Chacun avait sa version des faits. Je me suis alors posé des questions sur la véracité de l’Histoire. Grossière Indécence présente un groupe d’acteurs qui refont le fil des événements pour comprendre ce qui s’est vraiment passé avec l’affaire Oscar Wilde. Mon but est de montrer qu’il n’y a pas de vérité historique. Car l’Histoire est un ensemble de récits qui changent selon les intérêts de chacun.»
Pourquoi Oscar Wilde plutôt qu’un autre personnage historique? «Wilde est un être complexe. C’est impossible de le réduire à une seule chose: le dandy, l’homosexuel, l’homme de théâtre, l’esthète… Il a soulevé des questions sur l’art, la société, les classes, les genres. La plupart des gens ne connaissent qu’un côté de Wilde: l’homme de théâtre brillant, plein d’esprit; ou le dandy extravagant et cynique. Par contre, ils connaissent moins bien son côté sérieux: le critique social, l’intellectuel qui donnait des conférences à travers le monde.
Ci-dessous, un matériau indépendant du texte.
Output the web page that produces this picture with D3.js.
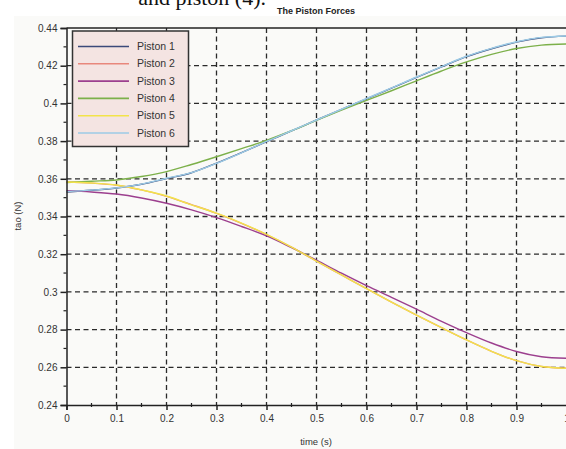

Wilde interrogeait le rôle de l’artiste et de l’art dans la société.»
Le côté révolutionnaire et anarchiste de Wilde apparaît clairement dans les transcriptions des interrogatoires des procès. Les procureurs ont déposé, comme élément de preuve, son roman Le Portrait de Dorian Gray. A la barre, les avocats de la Couronne, souvent avec mépris et arrogance, l’ont harcelé. Wilde a dû défendre son roman, ses personnages, et ses opinions artistiques.
«Sous une histoire de mours, explique Kaufman, les procureurs ont fait le procès de l’immoralité d’une ouvre d’art. Ils ont dicté les limites qu’un artiste ne doit pas franchir pour rester dans la moralité. Actuellement, aux États-Unis, on se pose beaucoup de questions sur le rôle de l’art et de l’artiste dans la société. Des lobbys ont tenté de censurer certains artistes. Ils ont demandé à la Cour suprême de légiférer afin que l’État ne subventionne pas des ouvres jugées immorales: comme celles d’Andres Serano ou de Karen Finley. Heureusement, les revendications de ces groupes n’ont pas déclenché un consensus social. Sinon, des artistes auraient peut-être été condamnés à la prison… Comme Oscar Wilde.»
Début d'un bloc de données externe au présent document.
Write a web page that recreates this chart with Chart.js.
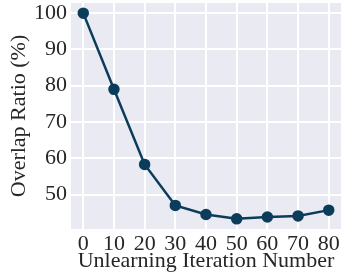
<!DOCTYPE html>
<html>
<head>
<meta charset="utf-8">
<script src="https://cdn.jsdelivr.net/npm/chart.js@4"></script>
<style>
  html, body { margin: 0; padding: 0; background: #fff; }
  #wrap { width: 341px; height: 274px; }
</style>
</head>
<body>
<div id="wrap"><canvas id="grafico" width="341" height="274"></canvas></div>
<script>
let iteraciones = [0, 10, 20, 30, 40, 50, 60, 70, 80];
let overlap = [100, 79.0, 58.3, 47.0, 44.5, 43.3, 43.8, 44.1, 45.7];
let ticksX = [0, 10, 20, 30, 40, 50, 60, 70, 80];
let ticksY = [50, 60, 70, 80, 90, 100];

const fondo = {
  id: 'fondo',
  beforeDraw(chart) {
    const { ctx, chartArea: a } = chart;
    ctx.save();
    ctx.fillStyle = '#EAEAF2';
    ctx.fillRect(a.left, a.top, a.right - a.left, a.bottom - a.top);
    ctx.restore();
  }
};

const serif = "'Liberation Serif', 'DejaVu Serif', serif";
Chart.defaults.font.family = serif;
Chart.defaults.font.size = 22;
Chart.defaults.color = '#262626';

const ctx = document.getElementById('grafico').getContext('2d');
let chart = new Chart(ctx, {
  type: 'line',
  data: {
    datasets: [{
      data: iteraciones.map((x, i) => ({ x: x, y: overlap[i] })),
      borderColor: '#0B3D5B',
      backgroundColor: '#0B3D5B',
      borderWidth: 2.5,
      pointRadius: 4.5,
      pointHoverRadius: 4.5,
      tension: 0,
      clip: false
    }]
  },
  options: {
    responsive: false,
    animation: false,
    layout: { autoPadding: false, padding: { top: 3, right: 0, left: 6, bottom: 0 } },
    plugins: { legend: { display: false }, tooltip: { enabled: false } },
    scales: {
      x: {
        type: 'linear',
        min: -4,
        max: 84,
        afterBuildTicks: s => { s.ticks = ticksX.map(v => ({ value: v })); },
        afterFit: s => { s.height = 45; s.paddingRight = 0; s.paddingLeft = 0; },
        grid: { color: '#ffffff', lineWidth: 2, drawTicks: false },
        border: { display: false },
        ticks: { font: { family: serif, size: 22 }, padding: 2, maxRotation: 0 },
        title: { display: true, text: 'Unlearning Iteration Number', font: { family: serif, size: 22 }, padding: { top: 0, bottom: 0 } }
      },
      y: {
        min: 40.5,
        max: 102.8,
        afterBuildTicks: s => { s.ticks = ticksY.map(v => ({ value: v })); },
        afterFit: s => { s.width = 65; s.paddingTop = 0; s.paddingBottom = 0; },
        grid: { color: '#ffffff', lineWidth: 2, drawTicks: false },
        border: { display: false },
        ticks: { font: { family: serif, size: 22 }, padding: 4 },
        title: { display: true, text: 'Overlap Ratio (%)', font: { family: serif, size: 22 }, padding: { top: 0, bottom: 2 } }
      }
    }
  },
  plugins: [fondo]
});
</script>
</body>
</html>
Cent ans plus tard, les questions que soulève la fin tragique de Wilde demeurent donc d’actualité. Dans sa mise en scène de la production du Rideau Vert, à partir de la traduction de René-Daniel Dubois, René Richard Cyr va tenter de prouver qu’un siècle après la fin de l’ère victorienne, l’artiste reste toujours au milieu d’une bataille dont l’issue est sa liberté de créer. Cyr dirigera Denis Bernard, dans l’exigeant rôle d’Oscar Wilde, ainsi que Normand D’Amour, Stéphane Gagnon et six autres jeunes comédiens.